Challenge Overview
Issue
SNI stands for server name indicator. For HTTPS Connection between Mobile App Client and the server it enables the same IP and Port to be used for multiple Web services (each differentiated by Unique Server Name indicator) as part of Digital certificate.SNIs are one of the biggest contributors to EDR Aggregations which occupy approximately 10% of entire footprint of the client’s Hadoop Cluster (32 PB). As such consolidation scheme will result in significant reduction in cost, storage and related efficiencies.
As you can imagine, on a large network, the amount of captured traffic data per SNI could be rather large. In fact, at one client, SNIs represent some 10% of the entire footprint of their Hadoop Cluster (Which is ~32PB!)
Our client has close to a million SNI that need to be consolidated to few broad domains.
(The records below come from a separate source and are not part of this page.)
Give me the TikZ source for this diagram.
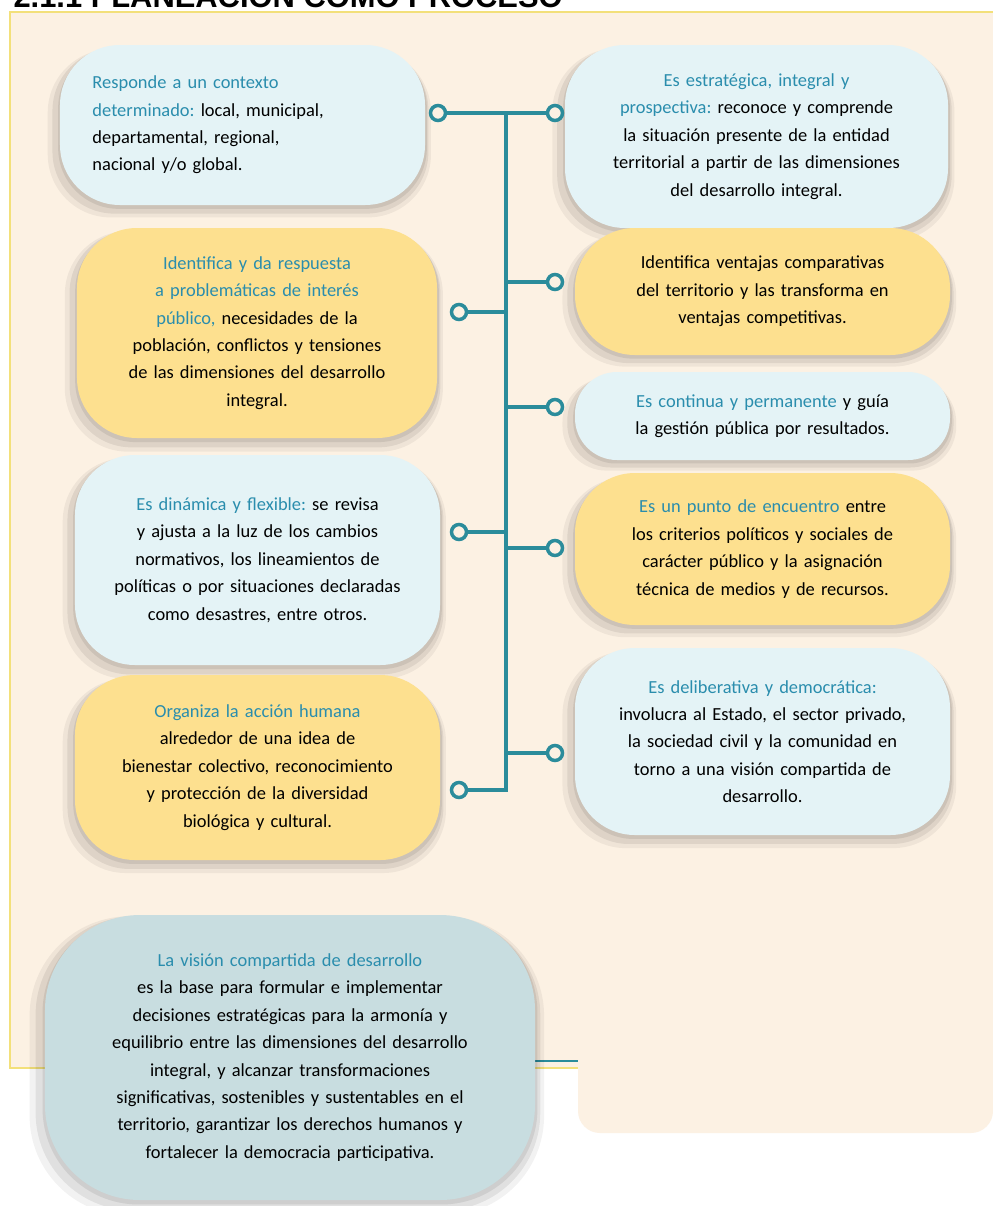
\documentclass[tikz,border=0pt]{standalone}
\usepackage{fontspec}
\setmainfont{Carlito}
\newfontfamily\titlefont{Liberation Sans}
\usepackage{tikz}
\usetikzlibrary{shadows,positioning}
\definecolor{crema}{HTML}{FCF1E3}
\definecolor{azulclaro}{HTML}{E4F3F6}
\definecolor{amarillo}{HTML}{FDE08F}
\definecolor{grisazul}{HTML}{C8DDE0}
\definecolor{verdeazul}{HTML}{2B8C9B}
\definecolor{tituloazul}{HTML}{2A8DAD}
\definecolor{borde}{HTML}{F3E07A}
\newcommand{\azul}[1]{\textcolor{tituloazul}{#1}}
\frenchspacing

\begin{document}
\begin{tikzpicture}[x=1bp,y=-1bp]
\tikzstyle{caja}=[rectangle, rounded corners=60bp, inner sep=0pt, align=center, font=\fontsize{18.5}{27.5}\selectfont,
  general shadow={fill=black, opacity=.05, shadow scale=1.05, shadow xshift=-3bp, shadow yshift=-8bp},
  general shadow={fill=black, opacity=.07, shadow scale=1.03, shadow xshift=-2bp, shadow yshift=-6bp},
  general shadow={fill=black, opacity=.08, shadow scale=1.01, shadow yshift=-3bp}]
\tikzstyle{cajaazul}=[caja, fill=azulclaro]
\tikzstyle{cajaamarilla}=[caja, fill=amarillo]
\tikzstyle{punto}=[circle, draw=verdeazul, line width=3.5bp, fill=crema, minimum size=15bp, inner sep=0pt]
\tikzstyle{enlace}=[draw=verdeazul, line width=4bp]
\useasboundingbox (0,0) rectangle (993,1206);
\fill[white] (0,0) rectangle (993,1206);
% marco de fondo
\fill[crema] (10,12) rectangle (993,1068);
\draw[borde, line width=2bp] (580,1068) -- (10,1068) -- (10,12) -- (993,12);
\draw[verdeazul, line width=1.5bp] (530,1061) -- (580,1061);
\fill[crema] (578,940) [rounded corners=22bp] rectangle (993,1133);
\node[anchor=base west, font=\titlefont\bfseries\fontsize{31}{31}\selectfont] (titulo) at (10,7) {2.1.1 PLANEACIÓN COMO PROCESO};

% cajas izquierda
\node[cajaazul, align=left, text width=300bp, minimum width=365bp, minimum height=160bp] (contexto) at (242.5,125)
  {\azul{Responde a un contexto}\\ \azul{determinado:} local, municipal,\\ departamental, regional,\\ nacional y/o global.};
\node[cajaamarilla, text width=330bp, minimum width=360bp, minimum height=210bp] (problemas) at (257,333)
  {\azul{Identifica y da respuesta}\\ \azul{a problemáticas de interés}\\ \azul{público,} necesidades de la\\ población, conflictos y tensiones\\ de las dimensiones del desarrollo\\ integral.};
\node[cajaazul, text width=330bp, minimum width=365bp, minimum height=210bp] (dinamica) at (257.5,560)
  {\azul{Es dinámica y flexible:} se revisa\\ y ajusta a la luz de los cambios\\ normativos, los lineamientos de\\ políticas o por situaciones declaradas\\ como desastres, entre otros.};
\node[cajaamarilla, text width=330bp, minimum width=365bp, minimum height=185bp] (organiza) at (257.5,767.5)
  {\azul{Organiza la acción humana}\\ alrededor de una idea de\\ bienestar colectivo, reconocimiento\\ y protección de la diversidad\\ biológica y cultural.};

% cajas derecha
\node[cajaazul, text width=350bp, minimum width=383bp, minimum height=183bp] (estrategica) at (756.5,136.5)
  {\azul{Es estratégica, integral y}\\ \azul{prospectiva:} reconoce y comprende\\ la situación presente de la entidad\\ territorial a partir de las dimensiones\\ del desarrollo integral.};
\node[cajaamarilla, text width=350bp, minimum width=375bp, minimum height=127bp] (ventajas) at (762.5,291.5)
  {Identifica ventajas comparativas\\ del territorio y las transforma en\\ ventajas competitivas.};
\node[cajaazul, rounded corners=42bp, text width=350bp, minimum width=375bp, minimum height=88bp] (continua) at (762.5,416)
  {\azul{Es continua y permanente} y guía\\ la gestión pública por resultados.};
\node[cajaamarilla, text width=350bp, minimum width=375bp, minimum height=152bp] (encuentro) at (762.5,549)
  {\azul{Es un punto de encuentro} entre\\ los criterios políticos y sociales de\\ carácter público y la asignación\\ técnica de medios y de recursos.};
\node[cajaazul, text width=350bp, minimum width=375bp, minimum height=187bp] (deliberativa) at (762.5,741.5)
  {\azul{Es deliberativa y democrática:}\\ involucra al Estado, el sector privado,\\ la sociedad civil y la comunidad en\\ torno a una visión compartida de\\ desarrollo.};

% caja inferior
\node[caja, fill=grisazul, rounded corners=95bp, text width=450bp, minimum width=490bp, minimum height=285bp] (vision) at (290,1057.5)
  {\azul{La visión compartida de desarrollo}\\ es la base para formular e implementar\\ decisiones estratégicas para la armonía y\\ equilibrio entre las dimensiones del desarrollo\\ integral, y alcanzar transformaciones\\ significativas, sostenibles y sustentables en el\\ territorio, garantizar los derechos humanos y\\ fortalecer la democracia participativa.};

% eje central
\coordinate (eje1) at (506,113);
\coordinate (eje2) at (506,282);
\coordinate (eje3) at (506,312);
\coordinate (eje4) at (506,407);
\coordinate (eje5) at (506,532);
\coordinate (eje6) at (506,548);
\coordinate (eje7) at (506,753);
\coordinate (eje8) at (506,790);
\node[punto] (p1) at (438,113) {};
\node[punto] (p2) at (555,113) {};
\node[punto] (p3) at (555,282) {};
\node[punto] (p4) at (459,312) {};
\node[punto] (p5) at (555,407) {};
\node[punto] (p6) at (459,532) {};
\node[punto] (p7) at (555,548) {};
\node[punto] (p8) at (555,753) {};
\node[punto] (p9) at (459,790) {};
\draw[enlace] (p1) -- (p2);
\draw[enlace, line cap=rect] (eje1) -- (eje8) -- (p9);
\draw[enlace] (eje2) -- (p3);
\draw[enlace] (eje3) -- (p4);
\draw[enlace] (eje4) -- (p5);
\draw[enlace] (eje5) -- (p6);
\draw[enlace] (eje6) -- (p7);
\draw[enlace] (eje7) -- (p8);
\end{tikzpicture}
\end{document}
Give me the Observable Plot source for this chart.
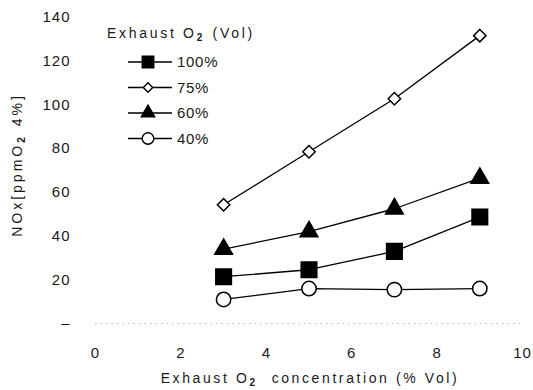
<!DOCTYPE html>
<html>
<head>
<meta charset="utf-8">
<script src="https://cdn.jsdelivr.net/npm/d3@7"></script>
<script src="https://cdn.jsdelivr.net/npm/@observablehq/plot@0.6"></script>
<style>
  body { margin: 0; background: #fff; }
  #chart svg { display: block; letter-spacing: 1px; }
</style>
</head>
<body>
<div id="chart"></div>
<script>
// Exhaust O2 concentration (% Vol) at which NOx was measured
const o2Conc = [3, 5, 7, 9];
// Series: exhaust O2 share (Vol)
const seriesNames = ["100%", "75%", "60%", "40%"];
// NOx [ppm, corrected to O2 4%]
const nox100 = [21.4, 24.6, 33, 48.7];
const nox75 = [54.3, 78.6, 102.8, 131.7];
const nox60 = [34, 42, 52.5, 66.5];
const nox40 = [11, 16, 15.5, 16];
const xTicks = [0, 2, 4, 6, 8, 10];
const yTicks = [0, 20, 40, 60, 80, 100, 120, 140];
// titles as [text, isSubscript] runs
const legendTitle = [["Exhaust O", false], ["2", true], [" (Vol)", false]];
const xLabel = [["Exhaust O", false], ["2", true], ["  concentration (% Vol)", false]];
const yLabel = [["NOx[ppmO", false], ["2", true], [" 4%]", false]];

const seriesValues = [nox100, nox75, nox60, nox40];
const rows = seriesNames.flatMap((name, i) =>
  o2Conc.map((x, j) => ({ series: name, x, y: seriesValues[i][j] }))
);

// marker style per series
const markerStyle = {
  "100%": { symbol: "square", d3: d3.symbolSquare, fill: "black", r: 8.8, lr: 6.5 },
  "75%": { symbol: "diamond2", d3: d3.symbolDiamond2, fill: "white", r: 5.6, lr: 4.2 },
  "60%": { symbol: "triangle", d3: d3.symbolTriangle, fill: "black", r: 6.6, lr: 5 },
  "40%": { symbol: "circle", d3: d3.symbolCircle, fill: "white", r: 7.2, lr: 5.8 }
};

const font = "'Liberation Sans', Arial, Helvetica, sans-serif";

const chart = Plot.plot({
  width: 533,
  height: 390,
  marginLeft: 95,
  marginRight: 11,
  marginTop: 17,
  marginBottom: 67,
  style: { fontFamily: font, fontSize: "15px", color: "#1a1a1a", background: "white" },
  x: { domain: [0, 10], ticks: xTicks, tickSize: 0, tickPadding: 24, label: null },
  y: {
    domain: [0, 140], ticks: yTicks, tickSize: 0, tickPadding: 25, label: null,
    tickFormat: d => (d === 0 ? "–" : d)
  },
  marks: [
    Plot.ruleY([0], { stroke: "#bbb", strokeWidth: 1, strokeDasharray: "1.5,4" }),
    ...seriesNames.map(name =>
      Plot.line(rows.filter(r => r.series === name), {
        x: "x", y: "y", stroke: "black", strokeWidth: 1.3
      })
    ),
    ...seriesNames.map(name =>
      Plot.dot(rows.filter(r => r.series === name), {
        x: "x", y: "y",
        symbol: markerStyle[name].symbol,
        r: markerStyle[name].r,
        fill: markerStyle[name].fill,
        stroke: "black",
        strokeWidth: 1.5
      })
    )
  ]
});

document.getElementById("chart").append(chart);

// axis titles and legend
const svg = d3.select(chart);
const textColor = "#1a1a1a";

// writes text runs, dropping subscript runs below the baseline
function writeRuns(textSel, runs, size, spacing) {
  textSel
    .style("font-family", font).style("font-size", size + "px")
    .style("letter-spacing", spacing + "px")
    .attr("fill", textColor)
    .attr("xml:space", "preserve");
  runs.forEach(([str, sub]) => {
    const t = textSel.append("tspan").text(str);
    if (sub) {
      t.attr("dy", 3).style("font-size", (size * 0.72) + "px")
        .style("font-weight", "bold").style("letter-spacing", (spacing + 1) + "px");
    } else if (textSel.selectAll("tspan").size() > 1) {
      t.attr("dy", -3);
    }
  });
  return textSel;
}

writeRuns(
  svg.append("text")
    .attr("x", 310).attr("y", 378).attr("dy", "0.35em")
    .attr("text-anchor", "middle"),
  xLabel, 14, 2.6
);

writeRuns(
  svg.append("text")
    .attr("transform", "translate(17,165) rotate(-90)")
    .attr("dy", "0.35em")
    .attr("text-anchor", "middle"),
  yLabel, 14, 3
);

const legend = svg.append("g").attr("class", "legend").attr("text-anchor", "start");
writeRuns(
  legend.append("text")
    .attr("x", 107).attr("y", 33).attr("dy", "0.35em")
    .attr("text-anchor", "start"),
  legendTitle, 14, 2.7
);

const rowY = i => 62 + i * 25.5;
seriesNames.forEach((name, i) => {
  const st = markerStyle[name];
  const g = legend.append("g").attr("transform", `translate(0,${rowY(i)})`);
  g.append("line")
    .attr("x1", 128).attr("x2", 172).attr("y1", 0).attr("y2", 0)
    .attr("stroke", "black").attr("stroke-width", 1.3);
  g.append("path")
    .attr("transform", "translate(148,0)")
    .attr("d", d3.symbol(st.d3, st.lr * st.lr * Math.PI)())
    .attr("fill", st.fill).attr("stroke", "black").attr("stroke-width", 1.4);
  g.append("text")
    .attr("x", 177).attr("y", 0).attr("dy", "0.35em")
    .attr("text-anchor", "start")
    .style("font-family", font).style("font-size", "15px").style("letter-spacing", "0.7px")
    .attr("fill", textColor)
    .text(name);
});
</script>
</body>
</html>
For the same Web service/Host there occurs several similar SNIs from the same application(think Google or YouTube) that can be consolidated to a few broad domains.
Task
We need help from the TopCoder Community to develop an algorithm that identifies the commercial name for the included URI (e.g. YouTube) and clusters solutions for that name to shorten the length of the list.Attached is an example data set you can use to train your algorithm.
Warning: Please be advised that some of the data we are working with contains adult content
Possible Approach
Apply text similarity to SNI to identify similar SNIs.
Rely on Levenshtein distance between SNI as strings
Extend to new strings with Machine Learning/ Neural Networks
Final Submission Guidelines
Submit the zipped code to the challenge by the deadline.